Did Nielsen Rig TV Ratings In Exchange For Bribes? Lawsuit Says Yes

Watching TV
Ratings giant the Nielsen Company is being sued for allegedly rigging TV ratings in India. Reuters

Apparently, no one has been rating the raters.

The Nielsen Company (NYSE: NLSN) is being sued by the largest news network in India for allegedly fixing ratings data in exchange for bribes. In a lawsuit filed late last week in New York court, New Delhi Television Limited (NDTV) accused the ratings giant of manipulating viewership statistics in favor of broadcasters that offered money to ratings officials -- a violation of the Foreign Corrupt Practices Act, which was adopted in 1977 to counter the bribery of foreign officials. The Indian network is now seeking billions of dollars in damages, charging that inaccurate ratings measurements "lead to exponential losses," particularly when, "as in the case of Nielsen, the ratings company has a monopoly on a country's audience measurement ratings."

A Nielsen communications representative did not immediately return a request for comment. 

For years, Indian broadcasters have complained about the Television Audience Measurement system, or TAM, which measures TV viewership in India. The system is a 50/50 co-venture between the Nielsen Company and Kantar Media Research. According to the lawsuit, NDTV had been voicing its dissatisfaction with TAM data since 2004. The network claims that, in April of this year, three of its representatives met with two TAM field reps at the Ramada Plaza Hotel in Mumbai, who said that their job was to collect data from TAM meters in households throughout the city. "They said by paying a bribe of $250 to $500 per household per month, the TAM households could be made to watch only those channels which they insisted upon," the lawsuit said.

NDTV also said it presented evidence of data manipulation to top Nielsen executives, who in turn vowed to make changes. However, those promises were empty ones, the network claims. It also charged that persistent cost-cutting measures by Nielsen have made the TAM system prone to easy manipulation. "The primary reason that data could be so easily manipulated in India was due to the persistent refusal of Nielsen and Kantar to provide adequate funds for TAM to increase its sample size and invest in the systems/quality/security procedures," the lawsuit added.      

Viewership data in India, according to the suit, is based on a sample of just 8,000 households. The population of Mumbai alone is almost 14 million. By comparison, the number of Nielsen households in the United States is about 20,000, though India has four times the population.

Meanwhile, cost cutting does not appear to be a new hurdle for Nielsen Holdings. On Monday, TheStreet downgraded the company's stock from buy to sell, due to "weak debt management, weak operating cash flow and generally disappointing historical performance in the stock itself."

According to the Hollywood Reporter, which was once owned by Nielsen, the private-equity firms that have been bankrolling the ratings company are said to be seeking an "exit strategy."        

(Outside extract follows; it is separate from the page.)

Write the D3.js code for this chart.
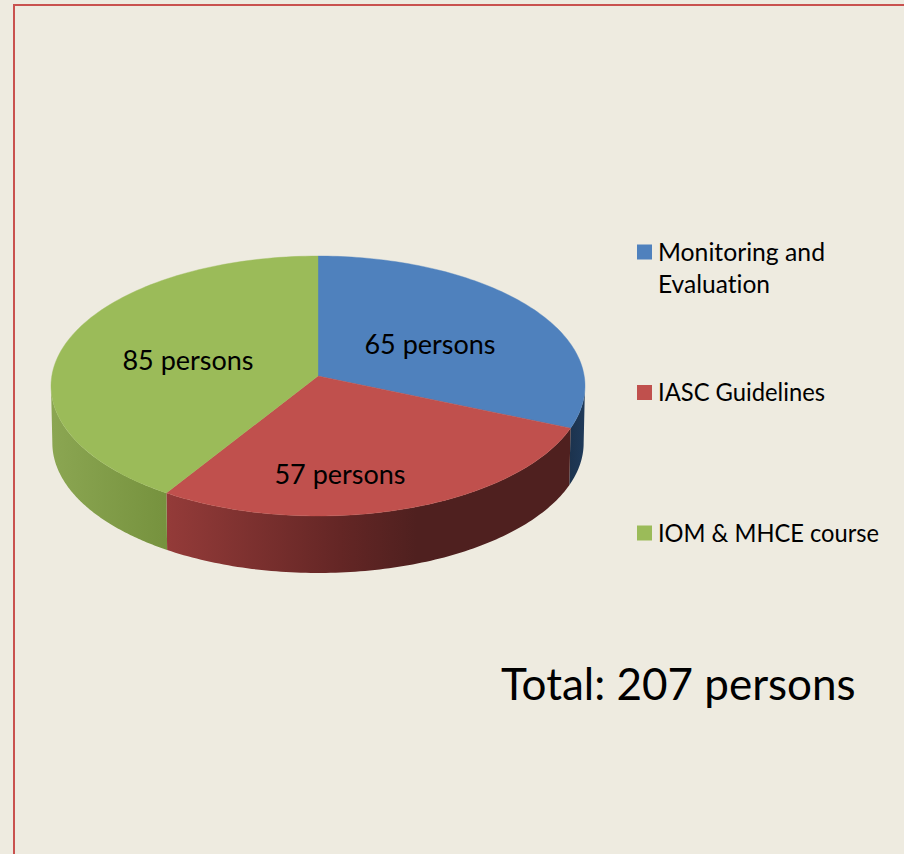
<!DOCTYPE html>
<html lang="en">
<head>
<meta charset="utf-8">
<title>Training participants</title>
<script src="https://cdn.jsdelivr.net/npm/d3@7"></script>
<style>
html, body { margin: 0; padding: 0; background: #eeebe0; overflow: hidden; }
svg { display: block; }
text { font-family: Lato, "Open Sans", sans-serif; fill: #000; font-variant-ligatures: none; }
</style>
</head>
<body>
<svg width="904" height="854"></svg>
<script>
// values
var categories = ["Monitoring and Evaluation", "IASC Guidelines", "IOM & MHCE course"];
var persons = [65, 57, 85];
var legendLines = [["Monitoring and", "Evaluation"], ["IASC Guidelines"], ["IOM & MHCE course"]];
var legendWidths = [[167, 112], [167], [221]];
var totalPersons = 207;

// colours
var topColors = ["#4f81bd", "#c0504d", "#9bbb59"];
var sideStops = [
	[[0, "#1c334e"], [1, "#1f3a5a"]],
	[[0, "#943b39"], [0.43, "#642625"], [0.62, "#4f201f"], [1, "#4f201f"]],
	[[0, "#8ba652"], [1, "#76923e"]]
];

var svg = d3.select("svg");

// frame, open on the right and at the bottom like the slide it was cut from
svg.append("path")
	.attr("d", "M14,854V5H904")
	.attr("fill", "none")
	.attr("stroke", "#c9524f")
	.attr("stroke-width", 2);

var pie = d3.pie().sort(null).startAngle(0).endAngle(2 * Math.PI);
var arcs = pie(persons);

// tilted disc: circle seen in perspective, front edge is closer so it is longer
var cx = 318, cy = 376, R = 266.2, A = 129.2, k = 0.0769, depth = 57;
function project(a, shrink) {
	var u = Math.sin(a), v = -Math.cos(a), w = 1 - k * v;
	return [cx + R * (shrink || 1) * u / w, cy + A * v / w];
}
function rimAngles(a0, a1) {
	return d3.range(0, 101).map(function(i) { return a0 + (a1 - a0) * i / 100; });
}
var line = d3.line();

var defs = svg.append("defs");

// sides first, only the part of each slice that faces the front
// the widest points of the projected circle are where cos(a) = -k
var frontStart = Math.acos(-k), frontEnd = 2 * Math.PI - frontStart;
arcs.forEach(function(d, i) {
	var a0 = Math.max(d.startAngle, frontStart), a1 = Math.min(d.endAngle, frontEnd);
	if (a1 <= a0) return;
	var angles = rimAngles(a0, a1);
	var upper = angles.map(function(a) { return project(a); });
	var lower = angles.slice().reverse().map(function(a) {
		var p = project(a, 0.995);
		return [p[0], p[1] + depth];
	});
	var xs = upper.map(function(p) { return p[0]; });
	var grad = defs.append("linearGradient")
		.attr("id", "side" + i)
		.attr("gradientUnits", "userSpaceOnUse")
		.attr("x1", d3.min(xs)).attr("x2", d3.max(xs))
		.attr("y1", 0).attr("y2", 0);
	sideStops[i].forEach(function(s) {
		grad.append("stop").attr("offset", s[0]).attr("stop-color", s[1]);
	});
	svg.append("path")
		.attr("d", line(upper.concat(lower)) + "Z")
		.attr("fill", "url(#side" + i + ")");
});

// top of the disc
arcs.forEach(function(d, i) {
	var rim = rimAngles(d.startAngle, d.endAngle).map(function(a) { return project(a); });
	svg.append("path")
		.attr("d", line([[cx, cy]].concat(rim)) + "Z")
		.attr("fill", topColors[i])
		.attr("stroke", topColors[i])
		.attr("stroke-width", 0.4);
});

// labels on slices
var labelPos = [[430, 345], [340, 475], [188, 361]];
persons.forEach(function(v, i) {
	svg.append("text")
		.attr("x", labelPos[i][0]).attr("y", labelPos[i][1])
		.attr("dy", "0.35em")
		.attr("text-anchor", "middle")
		.attr("font-size", 27)
		.text(v + " persons");
});

// legend
var legendY = d3.scalePoint().domain(categories).range([252, 533]);
var legend = svg.selectAll("g.legend").data(categories).enter().append("g").attr("class", "legend")
	.attr("transform", function(d) { return "translate(637," + legendY(d) + ")"; });
legend.append("rect")
	.attr("x", 0).attr("y", -7.5)
	.attr("width", 15).attr("height", 15)
	.attr("fill", function(d, i) { return topColors[i]; });
legend.each(function(d, i) {
	var g = d3.select(this);
	legendLines[i].forEach(function(t, j) {
		g.append("text")
			.attr("x", 21).attr("y", j * 32)
			.attr("dy", "0.35em")
			.attr("font-size", 25)
			.attr("textLength", legendWidths[i][j])
			.attr("lengthAdjust", "spacingAndGlyphs")
			.text(t);
	});
});

svg.append("text")
	.attr("x", 501).attr("y", 685)
	.attr("dy", "0.35em")
	.attr("font-size", 44)
	.text("Total: " + totalPersons + " persons");
</script>
</body>
</html>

Charges of ratings manipulation, if proven to be true, could have serious implications across the entire television industry, where advertising rates are intrinsically tied to audience sizes. Nielsen has long been virtually the only ratings game in town, with a measurement history that dates back to the radio days of the 1930s. Other companies -- such as TiVo, which recently acquired the research company TRA -- have been trying to take Nielsen on through data collected from DVRs. Nielsen has been collecting data from DVR's since 2005.